Sheen's character on "Men", Charlie Harper, was a boozing, womanizing bachelor who had failed to grow up. The new Charlie Goodson on "Anger Management" has a teenage daughter and is fully aware he needs to deal with his anger.
Sheen, 46, has said in a YouTube promotion that Goodson is "really smart, really funny. I think it's going to be refreshing for people to see this character, unlike a guy (Harper) who has two moves - drunk and drunker."
"C'mon," he quips as he walks away unscathed from an explosive train wreck in another video promotion for the new series, "everyone deserves a 24th chance."
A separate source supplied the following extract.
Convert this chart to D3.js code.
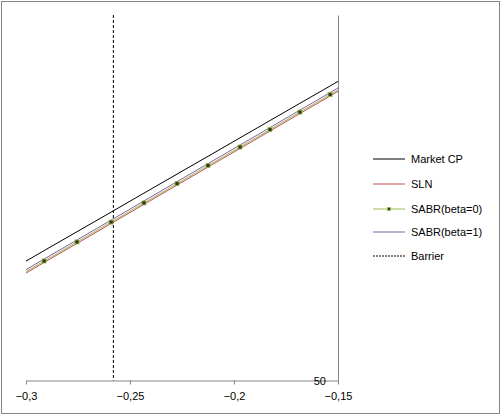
<!DOCTYPE html>
<html><head><meta charset="utf-8">
<script src="https://cdn.jsdelivr.net/npm/d3@7"></script>
<style>body{margin:0;background:#fff}svg{display:block}</style>
</head><body>
<script>
const strikes = [-0.3, -0.2913, -0.2755, -0.2591, -0.2433, -0.2274, -0.2125, -0.1971, -0.1827, -0.1683, -0.1538, -0.15];
const marketCP = [66.33, 67.77, 70.35, 73.03, 75.63, 78.23, 80.67, 83.20, 85.56, 87.92, 90.29, 90.92];
const sln      = [64.69, 66.15, 68.75, 71.47, 74.09, 76.73, 79.20, 81.74, 84.13, 86.52, 88.91, 89.55];
const sabr0    = [64.89, 66.35, 68.95, 71.67, 74.29, 76.93, 79.40, 81.94, 84.33, 86.72, 89.11, 89.75];
const sabr1    = [65.16, 66.62, 69.22, 71.94, 74.56, 77.20, 79.67, 82.21, 84.60, 86.99, 89.38, 90.02];
const sabr0Markers = [1, 2, 3, 4, 5, 6, 7, 8, 9, 10];
const barrier = -0.258;
const xTicks = [-0.3, -0.25, -0.2, -0.15];
const yMin = 50, yMax = 100;
const seriesNames = ["Market CP", "SLN", "SABR(beta=0)", "SABR(beta=1)", "Barrier"];

const W = 501, H = 416;
const svg = d3.select("body").append("svg").attr("width", W).attr("height", H);
const font = "'Liberation Sans', Arial, sans-serif";

svg.append("rect").attr("x", 1.5).attr("y", 1.5).attr("width", W - 3).attr("height", H - 4)
  .attr("fill", "#fff").attr("stroke", "#868686").attr("stroke-width", 1);

const x = d3.scaleLinear().domain([-0.3, -0.15]).range([26, 338]);
const y = d3.scaleLinear().domain([yMin, yMax]).range([380.5, 15]);

// x axis
const xAxis = d3.axisBottom(x).tickValues(xTicks).tickSize(4).tickSizeOuter(0)
  .tickFormat(d => d3.format(".2~f")(d).replace(".", ","));
const gx = svg.append("g").attr("transform", `translate(0,${y(yMin)})`).call(xAxis);
gx.select(".domain").attr("stroke", "#868686");
gx.selectAll(".tick line").attr("stroke", "#868686");
gx.selectAll(".tick text").attr("font-family", font).attr("font-size", 11).attr("fill", "#000").attr("dy", "1.1em");

// y axis at right (crosses at -0.15)
const yAxis = d3.axisLeft(y).tickValues([yMin]).tickSize(0).tickSizeOuter(0).tickPadding(12);
const gy = svg.append("g").attr("transform", `translate(${x(-0.15)},0)`).call(yAxis);
gy.select(".domain").attr("stroke", "#868686");
gy.selectAll(".tick text").attr("font-family", font).attr("font-size", 11).attr("fill", "#000");

// barrier
svg.append("line").attr("x1", x(barrier)).attr("x2", x(barrier)).attr("y1", y(yMax)).attr("y2", y(yMin))
  .attr("stroke", "#000").attr("stroke-width", 1).attr("stroke-dasharray", "3,2");

const line = d3.line().x((d, i) => x(strikes[i])).y(d => y(d));
const series = [
  {vals: marketCP, color: "#000000"},
  {vals: sabr1, color: "#8064A2"},
  {vals: sabr0, color: "#9BBB59"},
  {vals: sln, color: "#C0504D"},
];
series.forEach(s => {
  svg.append("path").datum(s.vals).attr("d", line).attr("fill", "none")
    .attr("stroke", s.color).attr("stroke-width", 1);
});
svg.selectAll("rect.mk").data(sabr0Markers).enter().append("rect").attr("class", "mk")
  .attr("x", i => x(strikes[i]) - 2).attr("y", i => y(sabr0[i]) - 2)
  .attr("width", 4).attr("height", 4).attr("fill", "#2f3a0c").attr("stroke", "#9BBB59").attr("stroke-width", 0.8);

// legend
const legY = [159, 184, 209, 232, 256];
const legColors = ["#000000", "#C0504D", "#9BBB59", "#8064A2", "#000000"];
const lg = svg.append("g");
seriesNames.forEach((n, i) => {
  const l = lg.append("line").attr("x1", 373).attr("x2", 405).attr("y1", legY[i]).attr("y2", legY[i])
    .attr("stroke", legColors[i]).attr("stroke-width", 1);
  if (i === 4) l.attr("stroke-dasharray", "2,1");
  if (i === 2) lg.append("rect").attr("x", 387.5).attr("y", legY[i] - 1.5).attr("width", 3).attr("height", 3)
    .attr("fill", "#2f3a0c").attr("stroke", "#9BBB59").attr("stroke-width", 0.8);
  lg.append("text").attr("x", 411).attr("y", legY[i]).attr("dy", "0.35em")
    .attr("font-family", font).attr("font-size", 11).attr("fill", "#000").text(n);
});
</script>
</body></html>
But if Sheen's fans tune in on Thursday, they will be right to think that both Charlies - the thrice divorced actor and one-time cocaine addict with a penchant for call girls and the skirt-chasing TV character Harper - sound a lot like this new creation.
Indeed, "Anger Management" therapist Goodson is divorced and sex mad - at least initially.
"Charlie and I both agreed that for the first couple of episodes, people are going to be watching largely because of all that craziness last year. So we thought, let's have some fun with that," Helford told Reuters.
"But by episode three, it's got to be about the show and the characters. Charlie has moved on from that. He is trying to prove himself, make amends," Helford added.
BAD BOY MAKES AMENDS
In a recent interview for the July issue of Playboy magazine, Sheen called the weeks and months after his March 2011 firing from "Men," a "psychotic break."
That period included bizarre rants on YouTube in which he boasted of having tiger blood in his veins and his live stage show, "My Violent Torpedo of Truth: Defeat is Not an Option," that initially bombed with fans.
During his years on "Two And a Half Men," Sheen would admit sharing some common traits with Harper, but Helford said Goodson - a former minor league baseball player turned anger therapist with more problems than his patients - was "way more mature" than the old character.
On "Men," Helford said Sheen had little influence in terms of character and plot. "He was a hired gun. He was there. The show had been created. They didn't run the stories by him."
So when the two men sat down to discuss "Anger Management," Sheen was keen to make a contribution - and change direction.
"He really didn't want to play that juvenile guy who was just chasing girls all the time and who was kind of a joke. He is a much smarter, more complicated, more sophisticated character," said Helford.
And the actor was keen to make amends. One of Sheen's ex-wives - Denise Richards - appears in a guest role on "Anger Management," and Sheen's dad, "The West Wing" actor Martin Sheen, portrays his father in one episode.
"Charlie wanted to work with Denise and he wanted to work with his dad. He gets to do a lot of wish fulfillment," Helford said. "Now, we are all waiting for America to tell us if they like it."